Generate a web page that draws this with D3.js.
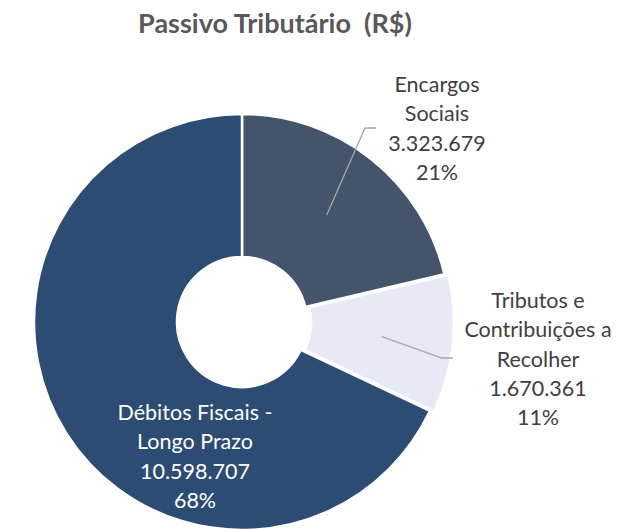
<!DOCTYPE html>
<html>
<head>
<meta charset="utf-8">
<script src="https://cdn.jsdelivr.net/npm/d3@7"></script>
<style>
  body { margin: 0; background: #fff; }
</style>
</head>
<body>
<svg id="chart" width="621" height="529"></svg>
<script>
// data
var categories = ["Encargos Sociais", "Tributos e Contribuições a Recolher", "Débitos Fiscais - Longo Prazo"];
var values = [3323679, 1670361, 10598707];
var labelLines = [["Encargos", "Sociais"], ["Tributos e", "Contribuições a", "Recolher"], ["Débitos Fiscais -", "Longo Prazo"]];
var colors = ["#44546a", "#e8e9f4", "#2c4c74"];

var svg = d3.select("#chart");
var font = "Lato, 'Open Sans', sans-serif";

var cx = 242, cy = 322, outerR = 208, innerR = 65;

svg.append("text")
    .attr("x", 275)
    .attr("y", 33)
    .attr("text-anchor", "middle")
    .style("white-space", "pre")
    .style("font-family", font)
    .style("font-weight", "bold")
    .style("font-size", "27px")
    .style("fill", "#595959")
    .text("Passivo Tributário  (R$)");

var pie = d3.pie().sort(null).value(function(d) { return d; });
var arcs = pie(values);
var arc = d3.arc().innerRadius(innerR).outerRadius(outerR);
var total = d3.sum(values);

var fmt = function(v) { return d3.format(",")(v).replace(/,/g, "."); };
var explode = [0, 4, 0];

var g = svg.append("g").attr("transform", "translate(" + cx + "," + cy + ")");

g.selectAll("path")
    .data(arcs)
    .enter()
    .append("path")
    .attr("d", arc)
    .attr("transform", function(d, i) {
      var a = (d.startAngle + d.endAngle) / 2;
      return "translate(" + (Math.sin(a) * explode[i]) + "," + (-Math.cos(a) * explode[i]) + ")";
    })
    .style("fill", function(d, i) { return colors[i]; })
    .style("stroke", "#fff")
    .style("stroke-width", 2.5);

// leader lines (elbow + end, relative to centre)
var leaders = [[[123, -194], [134, -194]], [[200, 36], [211, 36]], null];
arcs.forEach(function(d, i) {
  if (!leaders[i]) return;
  var a = (d.startAngle + d.endAngle) / 2;
  var c = arc.centroid(d);
  c = [c[0] + Math.sin(a) * explode[i], c[1] - Math.cos(a) * explode[i]];
  g.append("polyline")
      .attr("points", [c, leaders[i][0], leaders[i][1]].map(function(p) { return p.join(","); }).join(" "))
      .style("fill", "none")
      .style("stroke", "#a6a6a6")
      .style("stroke-width", 1.3);
});

// labels
var labelPos = [[437, 92], [538, 308], [195, 420]];
var labelColor = ["#404040", "#404040", "#ffffff"];
var lineH = 29.3;

arcs.forEach(function(d, i) {
  var lines = labelLines[i].concat([fmt(values[i]), Math.round(values[i] / total * 100) + "%"]);
  var t = svg.append("text")
      .attr("text-anchor", "middle")
      .style("font-family", font)
      .style("font-size", "21.5px")
      .style("fill", labelColor[i]);
  lines.forEach(function(s, k) {
    t.append("tspan")
        .attr("x", labelPos[i][0])
        .attr("y", labelPos[i][1] + k * lineH)
        .text(s);
  });
});
</script>
</body>
</html>
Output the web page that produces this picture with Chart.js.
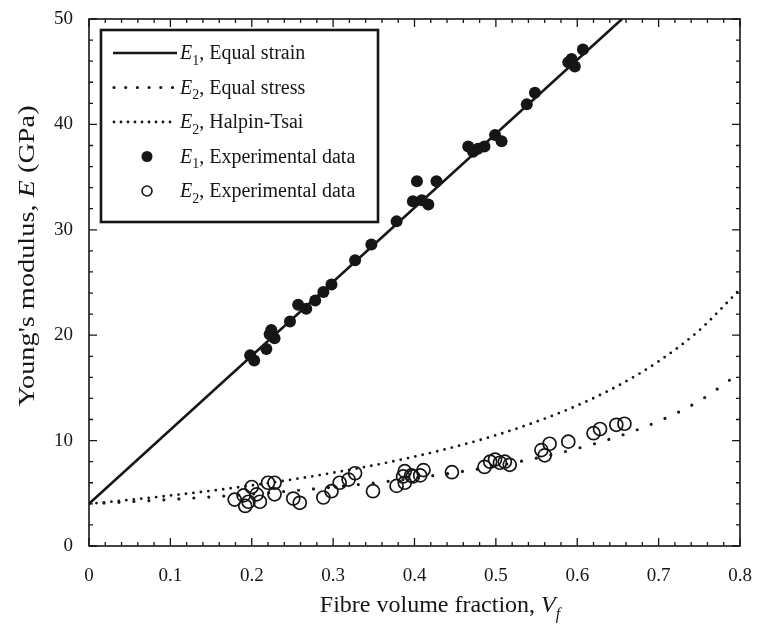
<!DOCTYPE html>
<html>
<head>
<meta charset="utf-8">
<script src="https://cdn.jsdelivr.net/npm/chart.js@4.4.1/dist/chart.umd.min.js"></script>
<style>
  html, body { margin: 0; padding: 0; background: #fff; }
  #wrap { width: 758px; height: 626px; }
</style>
</head>
<body>
<div id="wrap"><canvas id="modulusChart" width="758" height="626"></canvas></div>
<script>
// tick values
const xTicks = [0, 0.1, 0.2, 0.3, 0.4, 0.5, 0.6, 0.7, 0.8];
const yTicks = [0, 10, 20, 30, 40, 50];

// theory curves
const curveVf = [0, 0.05, 0.1, 0.15, 0.2, 0.25, 0.3, 0.35, 0.4, 0.45, 0.5, 0.55, 0.6, 0.65, 0.7, 0.75, 0.8];
const equalStress = [4.0, 4.2, 4.42, 4.66, 4.93, 5.24, 5.59, 5.98, 6.44, 6.97, 7.59, 8.34, 9.25, 10.39, 11.84, 13.77, 16.44];
const halpinTsai = [4.0, 4.38, 4.79, 5.24, 5.75, 6.31, 6.95, 7.66, 8.48, 9.42, 10.51, 11.8, 13.33, 15.2, 17.52, 20.47, 24.36];
const equalStrainVf = [0, 0.655];
const equalStrain = [4.0, 50];

// experimental data
const e1Vf = [0.198, 0.203, 0.218, 0.222, 0.224, 0.228, 0.247, 0.257, 0.267, 0.278, 0.288, 0.298, 0.327, 0.347, 0.378, 0.398, 0.403, 0.409, 0.417, 0.427, 0.466, 0.472, 0.478, 0.486, 0.499, 0.507, 0.538, 0.548, 0.589, 0.593, 0.597, 0.607];
const e1E = [18.1, 17.6, 18.7, 20.1, 20.5, 19.7, 21.3, 22.9, 22.5, 23.3, 24.1, 24.8, 27.1, 28.6, 30.8, 32.7, 34.6, 32.8, 32.4, 34.6, 37.9, 37.4, 37.7, 37.9, 39.0, 38.4, 41.9, 43.0, 45.9, 46.2, 45.5, 47.1];
const e2Vf = [0.179, 0.190, 0.200, 0.192, 0.196, 0.206, 0.210, 0.220, 0.228, 0.228, 0.251, 0.259, 0.288, 0.298, 0.308, 0.319, 0.327, 0.349, 0.378, 0.386, 0.388, 0.388, 0.396, 0.398, 0.407, 0.411, 0.446, 0.486, 0.493, 0.499, 0.505, 0.511, 0.517, 0.556, 0.560, 0.566, 0.589, 0.620, 0.628, 0.648, 0.658];
const e2E = [4.4, 4.8, 5.6, 3.8, 4.2, 4.9, 4.2, 6.0, 6.0, 4.9, 4.5, 4.1, 4.6, 5.2, 6.0, 6.3, 6.9, 5.2, 5.7, 6.6, 6.0, 7.1, 6.7, 6.6, 6.7, 7.2, 7.0, 7.5, 8.0, 8.2, 7.9, 8.0, 7.7, 9.1, 8.6, 9.7, 9.9, 10.7, 11.1, 11.5, 11.6];

const INK = "#161616";
const SERIF = '"Liberation Serif", "Times New Roman", serif';

function pairs(xs, ys) {
  return xs.map((x, i) => ({ x: x, y: ys[i] }));
}

// draws a run of text pieces, some italic, some subscript
function drawRich(ctx, parts, x, y, size) {
  parts.forEach((p) => {
    const fs = p.sub ? Math.round(size * 0.68) : size;
    ctx.font = (p.it ? "italic " : "") + fs + "px " + SERIF;
    ctx.fillText(p.t, x, y + (p.sub ? size * 0.28 : 0));
    x += ctx.measureText(p.t).width;
  });
  return x;
}

function richWidth(ctx, parts, size) {
  let w = 0;
  parts.forEach((p) => {
    const fs = p.sub ? Math.round(size * 0.68) : size;
    ctx.font = (p.it ? "italic " : "") + fs + "px " + SERIF;
    w += ctx.measureText(p.t).width;
  });
  return w;
}

const datasets = [
  {
    label: "E2, Halpin-Tsai",
    data: pairs(curveVf, halpinTsai),
    showLine: true,
    pointRadius: 0,
    borderColor: INK,
    borderWidth: 2.8,
    borderDash: [0, 7.5],
    borderCapStyle: "round",
    cubicInterpolationMode: "monotone",
  },
  {
    label: "E2, Equal stress",
    data: pairs(curveVf, equalStress),
    showLine: true,
    pointRadius: 0,
    borderColor: INK,
    borderWidth: 3.2,
    borderDash: [0, 15],
    borderCapStyle: "round",
    cubicInterpolationMode: "monotone",
  },
  {
    label: "E1, Equal strain",
    data: pairs(equalStrainVf, equalStrain),
    showLine: true,
    pointRadius: 0,
    borderColor: INK,
    borderWidth: 2.6,
  },
  {
    label: "E2, Experimental data",
    data: pairs(e2Vf, e2E),
    pointRadius: 6.5,
    pointBorderWidth: 1.7,
    pointBorderColor: INK,
    pointBackgroundColor: "rgba(0,0,0,0)",
  },
  {
    label: "E1, Experimental data",
    data: pairs(e1Vf, e1E),
    pointRadius: 6,
    pointBorderWidth: 0,
    pointBackgroundColor: INK,
  },
];

// frame and inward tick marks on all four sides
const framePlugin = {
  id: "frame",
  afterDraw(chart) {
    const ctx = chart.ctx;
    const a = chart.chartArea;
    const xs = chart.scales.x;
    const ys = chart.scales.y;
    ctx.save();
    ctx.strokeStyle = INK;
    ctx.lineWidth = 1.6;
    ctx.strokeRect(a.left, a.top, a.right - a.left, a.bottom - a.top);
    ctx.lineWidth = 1.3;
    ctx.beginPath();
    for (let i = 0; i <= 40; i++) {
      const v = i * 0.02;
      const len = i % 5 === 0 ? 8 : 4;
      const px = xs.getPixelForValue(v);
      ctx.moveTo(px, a.bottom); ctx.lineTo(px, a.bottom - len);
      ctx.moveTo(px, a.top); ctx.lineTo(px, a.top + len);
    }
    for (let i = 0; i <= 25; i++) {
      const v = i * 2;
      const len = i % 5 === 0 ? 8 : 4;
      const py = ys.getPixelForValue(v);
      ctx.moveTo(a.left, py); ctx.lineTo(a.left + len, py);
      ctx.moveTo(a.right, py); ctx.lineTo(a.right - len, py);
    }
    ctx.stroke();

    // axis titles
    ctx.fillStyle = INK;
    ctx.textBaseline = "alphabetic";
    const xt = [{ t: "Fibre volume fraction, " }, { t: "V", it: true }, { t: "f", it: true, sub: true }];
    const xw = richWidth(ctx, xt, 24);
    drawRich(ctx, xt, 440 - xw / 2, 612, 24);

    const yt = [{ t: "Young's modulus, " }, { t: "E", it: true }, { t: " (GPa)" }];
    const yw = richWidth(ctx, yt, 24);
    ctx.translate(34, 256);
    ctx.rotate(-Math.PI / 2);
    ctx.scale(1.18, 1);
    drawRich(ctx, yt, -yw / 2, 0, 24);
    ctx.restore();
  },
};

// boxed legend with italic E and subscripts
const legendPlugin = {
  id: "boxLegend",
  afterDraw(chart) {
    const ctx = chart.ctx;
    const a = chart.chartArea;
    const bx = a.left + 12;
    const by = a.top + 11;
    const bw = 277;
    const bh = 192;
    ctx.save();
    ctx.fillStyle = "#fff";
    ctx.fillRect(bx, by, bw, bh);
    ctx.strokeStyle = INK;
    ctx.lineWidth = 2.6;
    ctx.strokeRect(bx, by, bw, bh);

    const rows = [
      { kind: "solid", sub: "1", text: ", Equal strain" },
      { kind: "stress", sub: "2", text: ", Equal stress" },
      { kind: "halpin", sub: "2", text: ", Halpin-Tsai" },
      { kind: "filled", sub: "1", text: ", Experimental data" },
      { kind: "open", sub: "2", text: ", Experimental data" },
    ];
    const x0 = bx + 12;
    const x1 = bx + 76;
    const mx = bx + 46;
    rows.forEach((r, i) => {
      const cy = by + 23 + i * 34.5;
      ctx.strokeStyle = INK;
      ctx.fillStyle = INK;
      ctx.setLineDash([]);
      ctx.lineCap = "butt";
      if (r.kind === "solid") {
        ctx.lineWidth = 2.6;
        ctx.beginPath(); ctx.moveTo(x0, cy); ctx.lineTo(x1, cy); ctx.stroke();
      } else if (r.kind === "stress" || r.kind === "halpin") {
        ctx.lineWidth = r.kind === "stress" ? 3.2 : 2.8;
        ctx.lineCap = "round";
        ctx.setLineDash(r.kind === "stress" ? [0, 11.7] : [0, 7]);
        ctx.beginPath(); ctx.moveTo(x0 + 1, cy); ctx.lineTo(x1, cy); ctx.stroke();
        ctx.setLineDash([]);
      } else if (r.kind === "filled") {
        ctx.beginPath(); ctx.arc(mx, cy, 5.5, 0, Math.PI * 2); ctx.fill();
      } else {
        ctx.lineWidth = 1.6;
        ctx.beginPath(); ctx.arc(mx, cy, 5, 0, Math.PI * 2); ctx.stroke();
      }
      ctx.textBaseline = "alphabetic";
      drawRich(ctx, [{ t: "E", it: true }, { t: r.sub, sub: true }, { t: r.text }], bx + 79, cy + 6, 20);
    });
    ctx.restore();
  },
};

const ctx = document.getElementById("modulusChart").getContext("2d");
const modulusChart = new Chart(ctx, {
  type: "scatter",
  data: { datasets: datasets },
  options: {
    responsive: false,
    devicePixelRatio: 1,
    animation: false,
    layout: { padding: { top: 19, right: 18, left: 0, bottom: 0 } },
    plugins: {
      legend: { display: false },
      tooltip: { enabled: false },
    },
    scales: {
      x: {
        type: "linear",
        min: 0,
        max: 0.8,
        grid: { display: false, drawTicks: false },
        border: { display: false },
        afterBuildTicks: (scale) => {
          scale.ticks = xTicks.map((v) => ({ value: v }));
        },
        afterFit: (scale) => {
          scale.height = 80;
          scale.paddingLeft = 0;
          scale.paddingRight = 0;
        },
        ticks: {
          color: INK,
          padding: 19,
          maxRotation: 0,
          autoSkip: false,
          font: { family: SERIF, size: 19 },
          callback: (v) => (v === 0 ? "0" : v.toFixed(1)),
        },
      },
      y: {
        type: "linear",
        min: 0,
        max: 50,
        grid: { display: false, drawTicks: false },
        border: { display: false },
        afterBuildTicks: (scale) => {
          scale.ticks = yTicks.map((v) => ({ value: v }));
        },
        afterFit: (scale) => {
          scale.width = 89;
          scale.paddingTop = 0;
          scale.paddingBottom = 0;
        },
        ticks: {
          color: INK,
          padding: 16,
          font: { family: SERIF, size: 19 },
        },
      },
    },
  },
  plugins: [framePlugin, legendPlugin],
});
</script>
</body>
</html>
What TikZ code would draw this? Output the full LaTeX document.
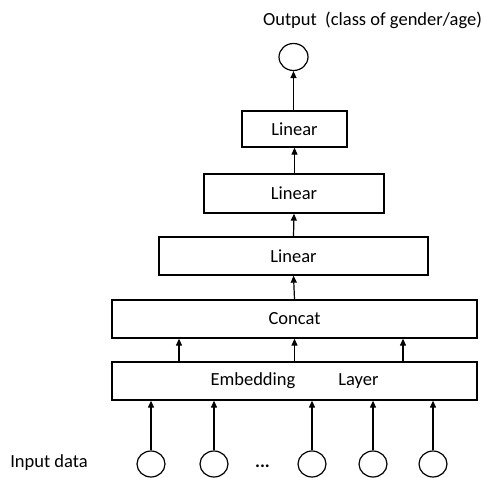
· · · ·
* _The request_
Scan the data above; copy every line where "that" appears.

* _Result_
Generate a web page that draws this with D3.js.
Output the web page that produces this picture with Chart.js.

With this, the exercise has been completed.